I recognize the trendline will move up even higher even if prices began heading down today. In fact it is likely that the trendline will be intersected on the downside at the $560-575k range. It will likely remain below that range for at least 6 quarters.
Of course that is all speculation.
Great charts, thanks for your hard work.
It seems like the last 2 slumps have had prices sit below the trendline for right around 6 years.
When to buy, or call the bottom is always difficult, but both of the last slumps also seem to have a minor false recovery about 1 year after the big drop. Good to note.
Sorry I should have referred the last and 3rd last slumps. That 2nd last one in '91 is almost too small to see. :)
great charts mohican. If prices were to hold at current levels, how many years would it be until we intersect the trendline?
Prices aren't going to hold. Bubble valuations are based on expectations of price growth (greater fools), because of the negative cash flow (actual or opportunity cost) on the asset.
Once price growth stalls, the game is over and prices fall back to levels supported by fundamentals.
I can't recall any BC RE bubble holding flat in nominal terms. Even the boom of the early 1970's was followed by a nominal decline in the late 1970's, and that was a time of high inflation.
If you look at an RE price chart you'll find that flat nominal prices are found at market bottoms, not tops, because prices are at levels supported by fundamentals.
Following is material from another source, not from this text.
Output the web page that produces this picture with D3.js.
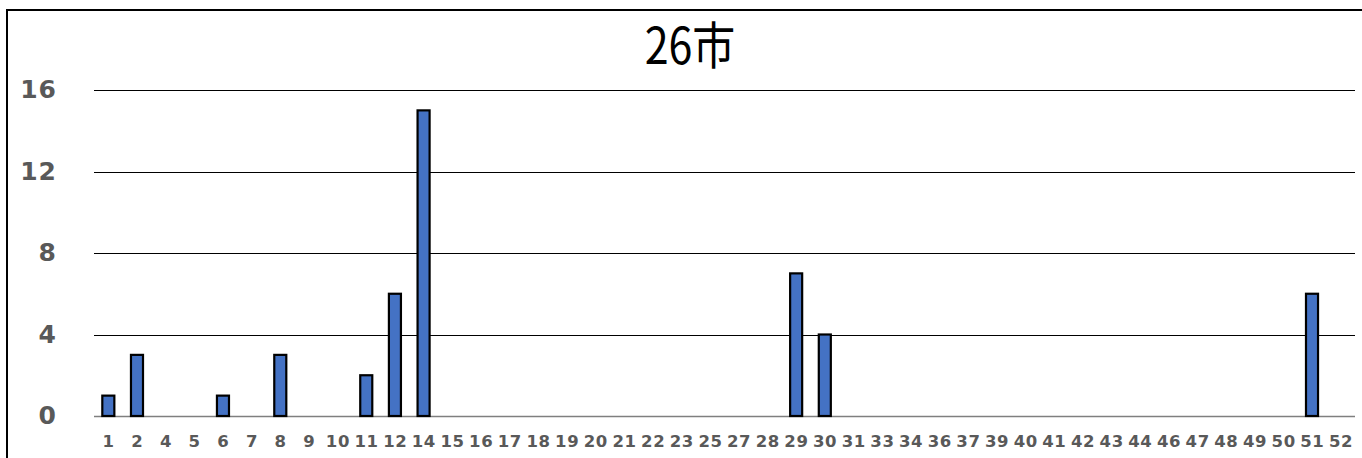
<!DOCTYPE html>
<html>
<head>
<meta charset="utf-8">
<script src="https://cdn.jsdelivr.net/npm/d3@7"></script>
<style>
  body { margin: 0; background: #fff; }
  svg { display: block; }
</style>
</head>
<body>
<svg id="chart"></svg>
<script>
// data
const title = "26市";
const categories = ["1","2","4","5","6","7","8","9","10","11","12","14","15","16","17","18","19","20","21","22","23","25","27","28","29","30","31","33","34","36","37","39","40","41","42","43","44","46","47","48","49","50","51","52"];
const values = [1,3,0,0,1,0,3,0,0,2,6,15,0,0,0,0,0,0,0,0,0,0,0,0,7,4,0,0,0,0,0,0,0,0,0,0,0,0,0,0,0,0,6,0];
const yTicks = [0, 4, 8, 12, 16];

const W = 1362, H = 458;
const svg = d3.select("#chart").attr("width", W).attr("height", H);

// outer frame (cropped on right and bottom)
svg.append("rect")
    .attr("x", 7).attr("y", 10)
    .attr("width", 1400).attr("height", 500)
    .attr("fill", "#fff").attr("stroke", "#000").attr("stroke-width", 2);

const plot = {left: 94, right: 1355, top: 90, bottom: 416};

const x = d3.scaleBand()
    .domain(categories)
    .range([plot.left, plot.right])
    .paddingInner(0.58).paddingOuter(0.29);

const y = d3.scaleLinear()
    .domain([0, 16])
    .range([plot.bottom, plot.top]);

// gridlines, snapped to whole pixels so they stay crisp
svg.append("g")
  .selectAll("line")
  .data(yTicks)
  .join("line")
    .attr("x1", plot.left).attr("x2", plot.right)
    .attr("y1", d => Math.round(y(d)) + 0.5).attr("y2", d => Math.round(y(d)) + 0.5)
    .attr("stroke", d => d === 0 ? "#7f7f7f" : "#000")
    .attr("stroke-width", d => d === 0 ? 1.5 : 1);

// y labels
svg.append("g")
  .selectAll("text")
  .data(yTicks)
  .join("text")
    .attr("x", 57)
    .attr("y", d => y(d) - 1)
    .attr("dy", "0.36em")
    .attr("text-anchor", "end")
    .attr("font-family", "DejaVu Sans, Verdana, sans-serif")
    .attr("font-weight", "bold")
    .attr("font-size", 25)
    .attr("letter-spacing", 1)
    .attr("fill", "#595959")
    .text(d => d);

// x labels
svg.append("g")
  .selectAll("text")
  .data(categories)
  .join("text")
    .attr("x", d => x(d) + x.bandwidth() / 2 + 0.3)
    .attr("y", 441)
    .attr("dy", "0.36em")
    .attr("text-anchor", "middle")
    .attr("font-family", "DejaVu Sans, Verdana, sans-serif")
    .attr("font-weight", "bold")
    .attr("font-size", 16.5)
    .attr("letter-spacing", 0.6)
    .attr("fill", "#595959")
    .text(d => d);

// bars
svg.append("g")
  .selectAll("rect")
  .data(categories.map((c, i) => ({cat: c, v: values[i]})).filter(d => d.v > 0))
  .join("rect")
    .attr("x", d => x(d.cat))
    .attr("y", d => y(d.v))
    .attr("width", x.bandwidth())
    .attr("height", d => y(0) - y(d.v))
    .attr("fill", "#4472c4")
    .attr("stroke", "#000")
    .attr("stroke-width", 2.2);

// title, condensed
svg.append("text")
    .attr("transform", "translate(690,64) scale(0.86,1)")
    .attr("text-anchor", "middle")
    .attr("font-family", "Noto Sans CJK JP, Noto Sans, sans-serif")
    .attr("font-size", 50)
    .attr("fill", "#000")
    .text(title);
</script>
</body>
</html>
Until the next bubble starts.
resteven - I agree with patriotz that it would be unprecedented to not have a price contraction after a run up.
If nominal prices remained at their current level it would take until the 4Q of 2014 for the trendline to be intersect.
Hi Mohican,
Prices tend to grow exponentially, so fitting a linear trend through them will make current prices look more above the trend than they really are. Try to fit an exponential: P = P0 (year/year0)^n. Or fit a line in log space.
Try to fit an exponential: P = P0 (year/year0)^n. Or fit a line in log space.
Or use a real chart. Taking out inflation would "normalize" the chart. Second, I think real prices are much more likely to adhere to a trend. The chart, going back to 1975, contains periods of high inflation. Since were are currently in a low inflation period, a nominal chart will OVERSTATE the recent end of the trendline.
Freako,
I did the exercise on the Sauder real data. You are right that an exponential and a straight line give almost the same fit for that data set. The linear trend is for real prices to rise at $30k a year (Q1 2003$).
Right now, Vancouver is 120 k real dollars above the trend line for that data set, or about 20% too high. The two other peaks were 97k (1995) and a whopping 231k (1981) above the real trend. Lows below the trend were similar amplitude (-87k and -75k).
My take-home message from this would be that Van is pretty expensive compared to the trend right now, but 4 years of only keeping up with inflation would be a reversion to the trend. But real-estate is no deal at the momment.
There are games you could play with where in the data set to fit the straightline, but the above fit appears to be pretty robust if you go from valley to valley.
My take-home message from this would be that Van is pretty expensive compared to the trend right now, but 4 years of only keeping up with inflation would be a reversion to the trend.
A few more interesting facts:
Since the early 70's, real prices are up 300+ percent. But real rents are down 35%.
Reconcile that one. Clearly real prices occur because of density increases related to population growth.
A couple of unknowns here that relate to future price growth:
1. Will the pace of population growth slow, stay the same, or increase? As of recent, population growth is way down.
2. Will the rate of density increase slow? I expect it to. It is a lot easier to go from 5 to 30 stories than from 30 to 180 stories.
If these two slow, expect a much slower pace of real growth.